*DO THIS*
Print nothing but the lines from the start of the listing below through the line that contains "pos = list(range(len(dates)))". Do not include the pictures.

*DATA*
┄┄┄┄┄┄
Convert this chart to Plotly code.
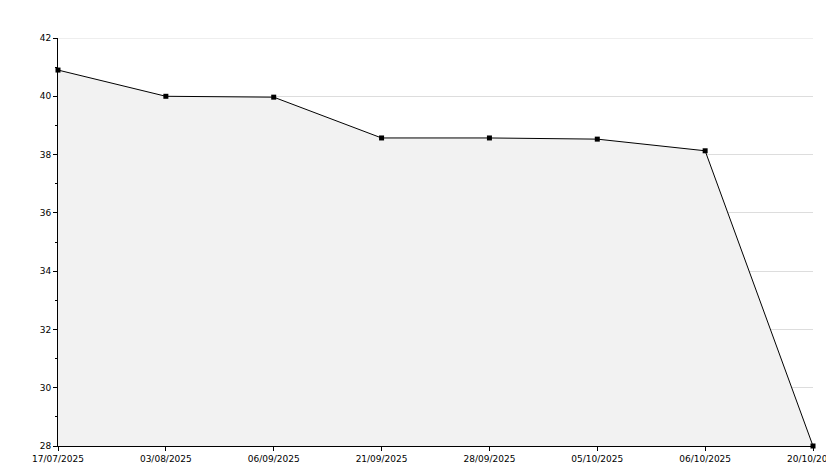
import plotly.graph_objects as go

dates = ["17/07/2025", "03/08/2025", "06/09/2025", "21/09/2025",
         "28/09/2025", "05/10/2025", "06/10/2025", "20/10/2025"]
values = [40.9, 40.0, 39.97, 38.57, 38.57, 38.53, 38.13, 28.0]
pos = list(range(len(dates)))

fig = go.Figure(go.Scatter(
    x=pos, y=values, mode="lines+markers",
    line=dict(color="black", width=1),
    marker=dict(symbol="square", size=5, color="black"),
    fill="tozeroy", fillcolor="#f2f2f2", cliponaxis=False,
))

fig.update_layout(
    width=834, height=468, showlegend=False,
    plot_bgcolor="white", paper_bgcolor="white",
    margin=dict(l=50, r=29, t=30, b=30, autoexpand=False),
    font=dict(family="DejaVu Sans", size=9, color="black"),
)
fig.update_xaxes(range=[0, 7], tickvals=pos, ticktext=dates, showgrid=False,
                 zeroline=False, showline=True, linecolor="black", automargin=False,
                 ticks="outside", ticklen=4, tickcolor="black")
fig.update_yaxes(range=[28, 42], dtick=2, showgrid=True, gridcolor="#dddddd",
                 zeroline=False, showline=True, linecolor="black", automargin=False,
                 ticks="outside", ticklen=4, tickcolor="black",
                 minor=dict(dtick=1, ticks="outside", ticklen=2, tickcolor="black", showgrid=False))
fig.add_shape(type="line", xref="paper", yref="y", x0=0, x1=1, y0=42, y1=42,
              line=dict(color="#dddddd", width=1))

fig.write_html("out.html")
┄┄┄┄┄┄
*RESULT OF THIS EXERCISE*
Convert this chart to Plotly code.
import plotly.graph_objects as go

dates = ["17/07/2025", "03/08/2025", "06/09/2025", "21/09/2025",
         "28/09/2025", "05/10/2025", "06/10/2025", "20/10/2025"]
values = [40.9, 40.0, 39.97, 38.57, 38.57, 38.53, 38.13, 28.0]
pos = list(range(len(dates)))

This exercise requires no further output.